Rows from a dataset of charts and code:
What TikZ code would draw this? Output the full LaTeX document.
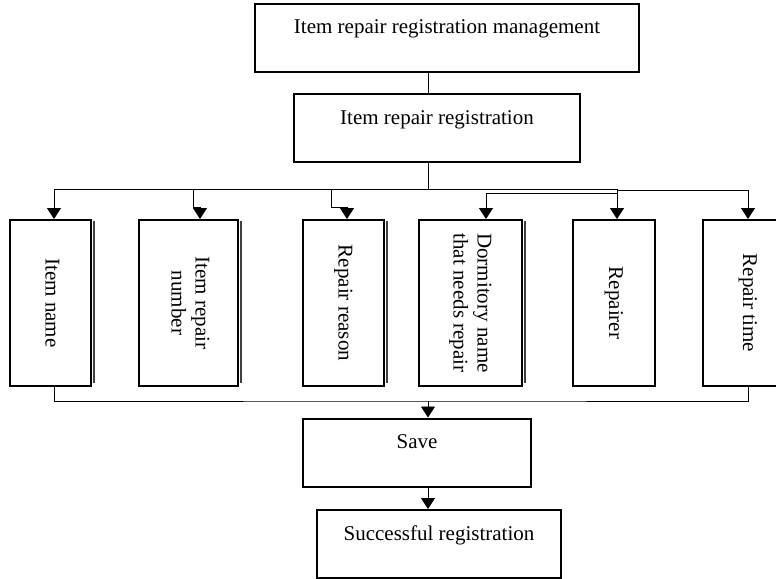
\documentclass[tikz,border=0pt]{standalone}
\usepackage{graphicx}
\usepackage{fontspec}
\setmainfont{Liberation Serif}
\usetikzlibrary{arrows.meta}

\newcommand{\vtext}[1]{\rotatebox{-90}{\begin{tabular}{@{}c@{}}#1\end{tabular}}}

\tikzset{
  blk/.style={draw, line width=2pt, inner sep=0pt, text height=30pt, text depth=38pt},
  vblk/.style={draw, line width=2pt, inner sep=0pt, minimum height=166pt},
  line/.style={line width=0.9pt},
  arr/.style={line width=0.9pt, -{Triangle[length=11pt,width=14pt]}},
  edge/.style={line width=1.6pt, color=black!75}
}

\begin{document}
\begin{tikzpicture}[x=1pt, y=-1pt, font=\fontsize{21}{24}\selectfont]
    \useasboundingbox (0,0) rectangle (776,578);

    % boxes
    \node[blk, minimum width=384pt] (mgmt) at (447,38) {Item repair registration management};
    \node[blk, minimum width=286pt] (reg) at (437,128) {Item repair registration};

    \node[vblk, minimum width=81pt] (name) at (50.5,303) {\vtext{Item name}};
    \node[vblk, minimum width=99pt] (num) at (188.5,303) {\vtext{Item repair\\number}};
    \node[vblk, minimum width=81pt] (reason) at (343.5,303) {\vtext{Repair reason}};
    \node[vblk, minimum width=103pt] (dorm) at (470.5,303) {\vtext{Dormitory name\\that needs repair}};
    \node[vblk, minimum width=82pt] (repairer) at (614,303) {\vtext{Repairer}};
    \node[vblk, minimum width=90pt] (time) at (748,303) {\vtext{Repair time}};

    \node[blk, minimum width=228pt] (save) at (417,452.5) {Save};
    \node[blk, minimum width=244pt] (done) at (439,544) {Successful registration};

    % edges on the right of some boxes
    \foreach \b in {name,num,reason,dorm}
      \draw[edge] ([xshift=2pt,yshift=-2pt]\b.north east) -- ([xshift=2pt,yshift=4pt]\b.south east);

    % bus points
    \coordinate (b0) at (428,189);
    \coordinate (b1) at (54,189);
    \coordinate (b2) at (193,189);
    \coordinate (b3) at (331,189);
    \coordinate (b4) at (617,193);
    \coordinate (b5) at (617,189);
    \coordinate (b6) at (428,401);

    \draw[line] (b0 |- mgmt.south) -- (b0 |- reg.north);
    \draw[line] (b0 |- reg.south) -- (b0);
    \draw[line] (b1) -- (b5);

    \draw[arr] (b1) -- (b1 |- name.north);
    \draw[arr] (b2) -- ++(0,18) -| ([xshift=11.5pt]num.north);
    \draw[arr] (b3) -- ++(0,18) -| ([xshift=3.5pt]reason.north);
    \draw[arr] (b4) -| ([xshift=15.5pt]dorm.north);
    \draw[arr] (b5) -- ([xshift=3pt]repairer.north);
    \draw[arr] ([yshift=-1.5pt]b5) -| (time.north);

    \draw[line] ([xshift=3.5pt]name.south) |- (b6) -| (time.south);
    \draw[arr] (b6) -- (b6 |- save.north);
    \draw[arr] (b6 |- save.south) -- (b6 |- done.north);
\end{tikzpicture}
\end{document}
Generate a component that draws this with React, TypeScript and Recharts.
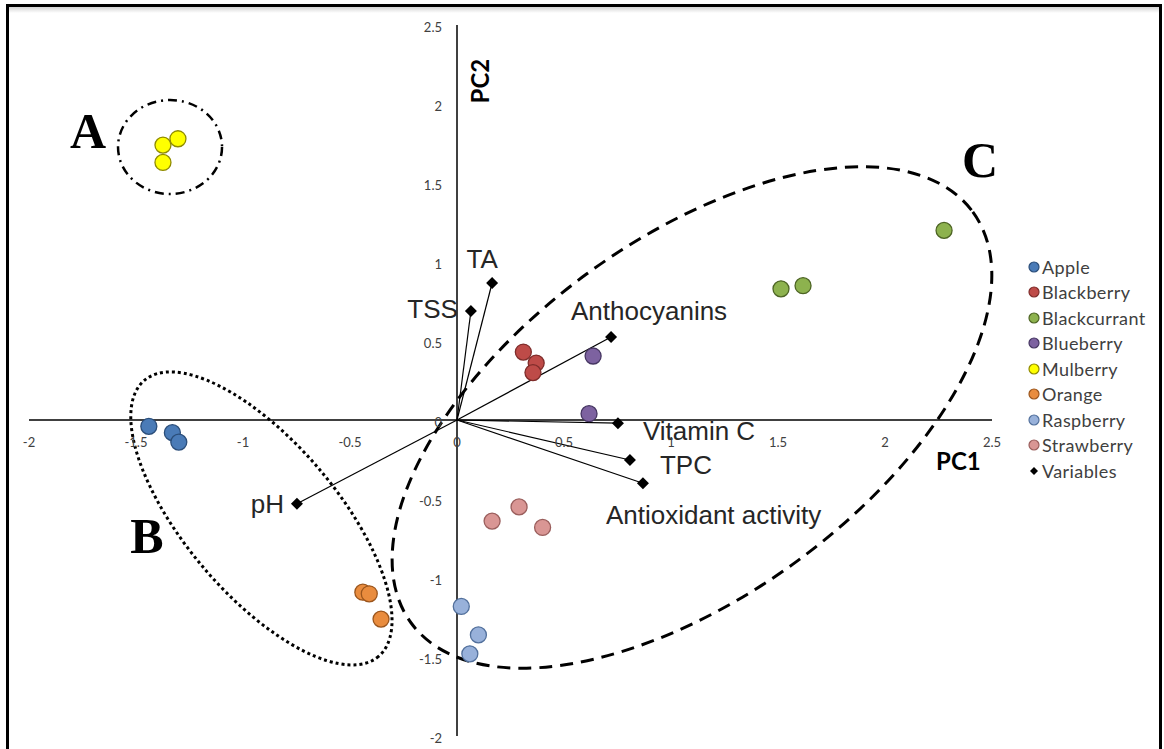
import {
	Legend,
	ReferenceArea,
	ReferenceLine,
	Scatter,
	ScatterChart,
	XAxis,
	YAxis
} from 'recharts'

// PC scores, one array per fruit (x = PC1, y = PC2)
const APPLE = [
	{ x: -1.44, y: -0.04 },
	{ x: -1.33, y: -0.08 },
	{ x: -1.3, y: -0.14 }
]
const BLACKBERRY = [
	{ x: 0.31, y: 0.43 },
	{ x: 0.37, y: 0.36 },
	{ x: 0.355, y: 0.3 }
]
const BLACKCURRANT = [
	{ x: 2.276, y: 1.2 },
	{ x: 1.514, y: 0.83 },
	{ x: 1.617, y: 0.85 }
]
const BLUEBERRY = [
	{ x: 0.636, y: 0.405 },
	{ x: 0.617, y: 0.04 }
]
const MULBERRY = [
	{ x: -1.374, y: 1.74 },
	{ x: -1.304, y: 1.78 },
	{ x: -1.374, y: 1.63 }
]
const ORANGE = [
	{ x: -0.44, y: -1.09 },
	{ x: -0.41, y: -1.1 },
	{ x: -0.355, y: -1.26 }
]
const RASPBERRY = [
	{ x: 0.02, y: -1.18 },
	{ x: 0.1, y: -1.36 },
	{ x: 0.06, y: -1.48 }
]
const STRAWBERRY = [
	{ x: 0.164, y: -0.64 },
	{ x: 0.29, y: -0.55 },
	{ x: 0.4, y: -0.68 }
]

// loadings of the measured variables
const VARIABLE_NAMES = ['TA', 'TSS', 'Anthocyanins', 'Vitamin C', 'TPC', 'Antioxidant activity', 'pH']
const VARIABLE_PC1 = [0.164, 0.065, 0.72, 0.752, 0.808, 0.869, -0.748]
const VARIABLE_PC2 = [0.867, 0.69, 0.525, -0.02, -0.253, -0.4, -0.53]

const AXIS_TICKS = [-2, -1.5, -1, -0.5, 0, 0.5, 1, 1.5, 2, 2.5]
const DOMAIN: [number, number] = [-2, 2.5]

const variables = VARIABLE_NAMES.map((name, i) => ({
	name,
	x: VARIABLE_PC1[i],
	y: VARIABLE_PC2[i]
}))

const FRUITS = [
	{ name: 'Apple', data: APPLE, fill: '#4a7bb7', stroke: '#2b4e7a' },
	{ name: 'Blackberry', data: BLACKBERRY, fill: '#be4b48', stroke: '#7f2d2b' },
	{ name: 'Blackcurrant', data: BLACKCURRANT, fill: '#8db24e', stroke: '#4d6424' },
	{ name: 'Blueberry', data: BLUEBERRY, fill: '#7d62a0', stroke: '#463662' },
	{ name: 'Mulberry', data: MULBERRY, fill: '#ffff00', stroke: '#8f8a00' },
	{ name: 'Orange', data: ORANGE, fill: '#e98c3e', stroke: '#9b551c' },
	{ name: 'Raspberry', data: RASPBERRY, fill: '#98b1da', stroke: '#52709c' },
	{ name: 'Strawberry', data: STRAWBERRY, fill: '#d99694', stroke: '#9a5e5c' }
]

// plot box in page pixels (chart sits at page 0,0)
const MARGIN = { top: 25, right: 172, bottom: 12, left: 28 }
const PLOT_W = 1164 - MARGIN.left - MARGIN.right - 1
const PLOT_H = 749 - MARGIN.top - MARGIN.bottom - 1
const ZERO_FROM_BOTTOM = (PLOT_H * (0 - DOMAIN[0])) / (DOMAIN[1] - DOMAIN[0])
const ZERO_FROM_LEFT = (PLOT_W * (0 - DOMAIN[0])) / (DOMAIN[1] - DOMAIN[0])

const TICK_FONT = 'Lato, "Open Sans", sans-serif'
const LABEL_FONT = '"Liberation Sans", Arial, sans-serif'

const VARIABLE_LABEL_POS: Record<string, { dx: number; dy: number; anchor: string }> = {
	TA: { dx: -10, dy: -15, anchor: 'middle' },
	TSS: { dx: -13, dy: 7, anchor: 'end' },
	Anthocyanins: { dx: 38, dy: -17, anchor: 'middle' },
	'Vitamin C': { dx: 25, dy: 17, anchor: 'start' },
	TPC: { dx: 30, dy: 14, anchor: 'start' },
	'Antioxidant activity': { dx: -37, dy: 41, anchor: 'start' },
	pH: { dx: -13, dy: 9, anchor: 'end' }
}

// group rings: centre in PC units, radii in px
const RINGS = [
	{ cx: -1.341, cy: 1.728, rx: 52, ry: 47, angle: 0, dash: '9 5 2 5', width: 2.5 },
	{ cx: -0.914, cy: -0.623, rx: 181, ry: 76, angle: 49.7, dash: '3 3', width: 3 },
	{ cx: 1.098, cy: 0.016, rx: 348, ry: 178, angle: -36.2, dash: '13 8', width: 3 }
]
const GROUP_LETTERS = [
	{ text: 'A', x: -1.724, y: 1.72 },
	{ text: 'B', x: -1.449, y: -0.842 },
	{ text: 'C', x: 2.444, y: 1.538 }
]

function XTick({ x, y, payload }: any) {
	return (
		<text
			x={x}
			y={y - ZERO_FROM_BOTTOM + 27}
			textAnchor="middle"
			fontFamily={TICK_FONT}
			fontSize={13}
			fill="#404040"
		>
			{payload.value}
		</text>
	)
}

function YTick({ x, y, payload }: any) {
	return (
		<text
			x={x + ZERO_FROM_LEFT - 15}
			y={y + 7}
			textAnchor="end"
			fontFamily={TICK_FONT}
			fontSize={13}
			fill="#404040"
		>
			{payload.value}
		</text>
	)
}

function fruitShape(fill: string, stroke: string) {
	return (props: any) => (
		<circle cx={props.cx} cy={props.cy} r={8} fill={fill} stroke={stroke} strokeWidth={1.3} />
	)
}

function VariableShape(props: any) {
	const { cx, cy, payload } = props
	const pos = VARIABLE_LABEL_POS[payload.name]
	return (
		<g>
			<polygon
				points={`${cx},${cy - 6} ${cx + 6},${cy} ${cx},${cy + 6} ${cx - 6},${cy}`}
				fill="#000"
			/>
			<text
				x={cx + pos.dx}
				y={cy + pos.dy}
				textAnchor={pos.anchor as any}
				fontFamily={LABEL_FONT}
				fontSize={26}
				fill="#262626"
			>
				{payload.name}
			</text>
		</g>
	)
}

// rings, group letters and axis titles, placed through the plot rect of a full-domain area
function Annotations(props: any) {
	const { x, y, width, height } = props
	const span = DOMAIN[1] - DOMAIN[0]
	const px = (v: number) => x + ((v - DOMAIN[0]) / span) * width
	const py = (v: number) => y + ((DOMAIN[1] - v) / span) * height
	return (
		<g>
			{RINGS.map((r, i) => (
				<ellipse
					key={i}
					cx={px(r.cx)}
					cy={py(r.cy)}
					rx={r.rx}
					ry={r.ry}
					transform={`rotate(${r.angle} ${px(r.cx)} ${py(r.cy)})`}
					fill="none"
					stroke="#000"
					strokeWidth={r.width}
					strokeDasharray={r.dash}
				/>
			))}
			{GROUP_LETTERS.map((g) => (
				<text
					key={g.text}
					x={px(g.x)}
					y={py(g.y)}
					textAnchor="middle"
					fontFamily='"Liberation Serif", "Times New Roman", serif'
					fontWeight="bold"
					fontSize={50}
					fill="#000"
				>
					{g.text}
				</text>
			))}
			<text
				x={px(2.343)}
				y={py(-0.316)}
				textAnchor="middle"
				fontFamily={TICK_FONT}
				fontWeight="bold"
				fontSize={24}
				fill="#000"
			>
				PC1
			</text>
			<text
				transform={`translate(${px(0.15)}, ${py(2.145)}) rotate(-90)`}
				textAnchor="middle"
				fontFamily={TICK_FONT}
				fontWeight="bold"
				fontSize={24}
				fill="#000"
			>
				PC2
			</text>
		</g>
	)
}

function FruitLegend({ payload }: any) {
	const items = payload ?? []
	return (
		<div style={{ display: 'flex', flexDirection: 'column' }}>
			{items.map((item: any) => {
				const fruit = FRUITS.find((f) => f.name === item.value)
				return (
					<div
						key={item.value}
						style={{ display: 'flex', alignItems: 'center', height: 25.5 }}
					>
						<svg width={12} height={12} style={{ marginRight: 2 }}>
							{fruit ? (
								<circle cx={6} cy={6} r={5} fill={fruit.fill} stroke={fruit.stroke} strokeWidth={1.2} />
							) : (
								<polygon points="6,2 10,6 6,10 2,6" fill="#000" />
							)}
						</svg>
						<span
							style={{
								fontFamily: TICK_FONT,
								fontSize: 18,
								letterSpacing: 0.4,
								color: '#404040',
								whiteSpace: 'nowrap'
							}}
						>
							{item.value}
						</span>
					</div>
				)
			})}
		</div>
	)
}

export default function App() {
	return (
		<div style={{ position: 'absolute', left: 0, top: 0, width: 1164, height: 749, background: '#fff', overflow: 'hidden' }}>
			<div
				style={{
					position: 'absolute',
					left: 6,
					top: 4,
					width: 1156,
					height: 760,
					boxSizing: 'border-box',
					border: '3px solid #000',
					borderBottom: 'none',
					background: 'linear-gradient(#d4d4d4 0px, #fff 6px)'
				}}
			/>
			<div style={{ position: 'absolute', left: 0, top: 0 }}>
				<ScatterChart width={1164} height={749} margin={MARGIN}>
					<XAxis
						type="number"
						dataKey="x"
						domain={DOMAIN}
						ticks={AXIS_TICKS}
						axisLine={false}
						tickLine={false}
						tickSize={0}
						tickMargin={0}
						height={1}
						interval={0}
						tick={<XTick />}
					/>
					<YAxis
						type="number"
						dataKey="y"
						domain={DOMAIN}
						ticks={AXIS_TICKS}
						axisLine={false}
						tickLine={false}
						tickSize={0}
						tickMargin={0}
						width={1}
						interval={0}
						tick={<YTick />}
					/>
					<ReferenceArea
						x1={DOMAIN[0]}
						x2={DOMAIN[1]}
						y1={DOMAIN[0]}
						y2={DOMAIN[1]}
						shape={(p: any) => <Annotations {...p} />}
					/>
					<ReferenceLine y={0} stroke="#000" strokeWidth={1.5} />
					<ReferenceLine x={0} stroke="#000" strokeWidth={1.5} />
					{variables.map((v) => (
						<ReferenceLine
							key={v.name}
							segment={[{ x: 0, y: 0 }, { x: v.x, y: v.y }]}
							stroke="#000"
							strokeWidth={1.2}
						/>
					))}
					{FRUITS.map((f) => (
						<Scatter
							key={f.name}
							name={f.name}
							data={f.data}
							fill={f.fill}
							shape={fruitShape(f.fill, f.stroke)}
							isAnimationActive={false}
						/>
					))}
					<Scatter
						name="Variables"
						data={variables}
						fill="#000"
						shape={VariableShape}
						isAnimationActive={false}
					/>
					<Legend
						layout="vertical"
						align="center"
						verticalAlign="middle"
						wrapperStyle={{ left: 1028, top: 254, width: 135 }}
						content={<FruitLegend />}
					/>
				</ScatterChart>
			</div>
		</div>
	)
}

Brief: Skip the pictures and restate exactly the lines from the beginning of the listing to the line with "minimum width=286pt] (reg)", that line included.

Written solution:
What TikZ code would draw this? Output the full LaTeX document.
\documentclass[tikz,border=0pt]{standalone}
\usepackage{graphicx}
\usepackage{fontspec}
\setmainfont{Liberation Serif}
\usetikzlibrary{arrows.meta}

\newcommand{\vtext}[1]{\rotatebox{-90}{\begin{tabular}{@{}c@{}}#1\end{tabular}}}

\tikzset{
  blk/.style={draw, line width=2pt, inner sep=0pt, text height=30pt, text depth=38pt},
  vblk/.style={draw, line width=2pt, inner sep=0pt, minimum height=166pt},
  line/.style={line width=0.9pt},
  arr/.style={line width=0.9pt, -{Triangle[length=11pt,width=14pt]}},
  edge/.style={line width=1.6pt, color=black!75}
}

\begin{document}
\begin{tikzpicture}[x=1pt, y=-1pt, font=\fontsize{21}{24}\selectfont]
    \useasboundingbox (0,0) rectangle (776,578);

    % boxes
    \node[blk, minimum width=384pt] (mgmt) at (447,38) {Item repair registration management};
    \node[blk, minimum width=286pt] (reg) at (437,128) {Item repair registration};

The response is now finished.